Il ajoute : ‘’Nous avons des experts qui vont aller sur place. Ils vont vérifier toutes les installations, du bloc opératoire à la radiologie. Ils passent dans tous les coins. Le processus d'évaluation du HCMO-Le Dantec a duré à peu près un an. Peut-être plus, car à chaque fois, il y avait des réglages, compléments et ajustements à faire. Ceci a abouti, en avril 2023, à l'octroi de l'agrément. Ainsi, le comité de transplantation a commencé à travailler. Une équipe de transplantation est comme une équipe de football ; tout le monde est important (…). Nous avons un regard sur le suivi de ces patients et à chaque moment pour savoir si la procédure a été respectée. De plus, l'agrément dure deux ans. Au bout de deux ans, il va falloir déposer une autre demande d'agrément et l'hôpital va être réévalué. Dans la réévaluation, on est beaucoup plus exigeant, car on ne peut accepter qu'il descende en dessous des standards internationaux.’’

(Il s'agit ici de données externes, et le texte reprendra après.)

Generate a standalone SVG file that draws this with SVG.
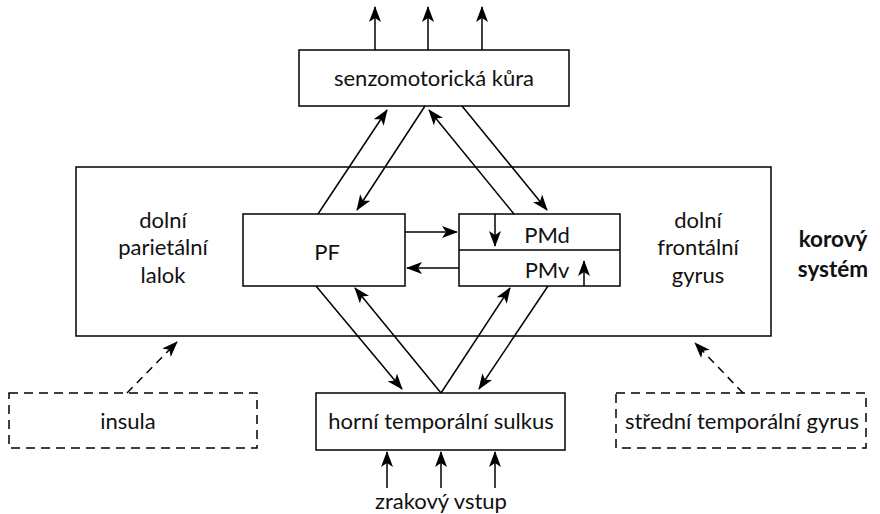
<svg xmlns="http://www.w3.org/2000/svg" width="880" height="514" viewBox="0 0 880 514">
<style>
.box{fill:#fff;stroke:#000;stroke-width:1.5}
.dbox{fill:none;stroke:#000;stroke-width:1.5;stroke-dasharray:9,6}
.ln{fill:none;stroke:#000;stroke-width:1.5;marker-end:url(#ah)}
.dl{fill:none;stroke:#000;stroke-width:1.5;stroke-dasharray:8,6;marker-end:url(#ah)}
.t{font-family:Lato,"Open Sans","Liberation Sans",sans-serif;font-size:22px;fill:#111;text-anchor:middle}
.b{font-weight:bold;font-size:22.5px}
</style>
<defs>
<marker id="ah" viewBox="0 0 16 12" refX="15" refY="6" markerWidth="16" markerHeight="12" markerUnits="userSpaceOnUse" orient="auto">
<path d="M0,0 L16,6 L0,12 L4,6 z" fill="#000"/>
</marker>
</defs>
<rect width="880" height="514" fill="#fff"/>
<g id="korovy-system">
<rect class="box" x="76" y="167" width="695" height="169"/>
<text class="t" x="163" y="228">dolní</text>
<text class="t" x="163" y="255">parietální</text>
<text class="t" x="163" y="283">lalok</text>
<text class="t" x="698" y="228">dolní</text>
<text class="t" x="698" y="255">frontální</text>
<text class="t" x="698" y="283">gyrus</text>
<text class="t b" x="833" y="247">korový</text>
<text class="t b" x="833" y="277">systém</text>
</g>
<g id="senzo">
<rect class="box" x="299" y="50" width="270" height="56"/>
<text class="t" x="434" y="86">senzomotorická kůra</text>
</g>
<g id="pf">
<rect class="box" x="243" y="214" width="162" height="72"/>
<text class="t" x="327" y="260">PF</text>
</g>
<g id="pm">
<rect class="box" x="459" y="214" width="161" height="72"/>
<line x1="459" y1="250" x2="620" y2="250" stroke="#000" stroke-width="1.5"/>
<text class="t" x="547" y="243">PMd</text>
<text class="t" x="547" y="278">PMv</text>
</g>
<g id="sts">
<rect class="box" x="316" y="393" width="249" height="57"/>
<text class="t" x="441" y="429">horní temporální sulkus</text>
</g>
<g id="insula">
<rect class="dbox" x="9" y="393" width="248" height="55"/>
<text class="t" x="128" y="429">insula</text>
</g>
<g id="mtg">
<rect class="dbox" x="616" y="393" width="250" height="55"/>
<text class="t" x="742" y="429">střední temporální gyrus</text>
</g>
<g id="zrak">
<text class="t" x="441" y="509">zrakový vstup</text>
</g>
<g id="connectors">
<line class="ln" x1="375" y1="50" x2="375" y2="7"/>
<line class="ln" x1="428" y1="50" x2="428" y2="7"/>
<line class="ln" x1="482" y1="50" x2="482" y2="7"/>
<line class="ln" x1="318" y1="214" x2="387" y2="110"/>
<line class="ln" x1="425" y1="106" x2="357" y2="210"/>
<line class="ln" x1="514" y1="214" x2="429" y2="110"/>
<line class="ln" x1="462" y1="106" x2="547" y2="210"/>
<line class="ln" x1="405" y1="232" x2="457" y2="232"/>
<line class="ln" x1="459" y1="268" x2="407" y2="268"/>
<line class="ln" x1="495" y1="214" x2="495" y2="246"/>
<line class="ln" x1="584" y1="286" x2="584" y2="261"/>
<line class="ln" x1="316" y1="286" x2="402" y2="389"/>
<line class="ln" x1="441" y1="393" x2="355" y2="288"/>
<line class="ln" x1="441" y1="393" x2="510" y2="288"/>
<line class="ln" x1="548" y1="286" x2="479" y2="389"/>
<line class="ln" x1="387" y1="488" x2="387" y2="452"/>
<line class="ln" x1="441" y1="488" x2="441" y2="452"/>
<line class="ln" x1="495" y1="488" x2="495" y2="452"/>
<line class="dl" x1="127" y1="393" x2="177" y2="342"/>
<line class="dl" x1="743" y1="393" x2="695" y2="343"/>
</g>
</svg>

Il faut un donneur vivant apparenté
Le professeur Fary Ka informe qu’au Sénégal, le don d'organes est encadré. N'importe qui ne peut pas faire un don. Il faut un donneur vivant apparenté. On ne peut pas le faire n'importe où aussi. ‘’Il n'y a pas de risques de trafic d'organes. Le donneur va prouver le degré de parenté, en apportant les papiers d'état civil. Il faut qu'il prouve que le don est libre, c'est-à-dire qu'il ne subit aucune pression. Qu’il est gratuit, autrement dit, il n’y a aucune contrepartie et que le don est éclairé. Pour cela, le président du tribunal est aidé par trois médecins spécialistes, deux néphrologues et un psychologue en général. Leur mission est de cerner la personnalité du donneur. Pour dire que c'est quasi impossible de faire du trafic d'organes dans ces conditions’’, détaille le médecin.
‘’C’est à l'issue de cette audience solennelle que le président du tribunal décide que le consentement a été accepté. Sans ce consentement, on ne peut pas vous prélever. C'est impossible’’, prévient-il. Avant d’ajouter qu’ils n’ont pas commencé les transplantations plus tôt, parce qu'ils ont voulu respecter les procédures. Le CNDT est intransigeant sur cette question, précise-t-il. Car on ne peut pas le faire, si on ne respecte pas les critères majeurs.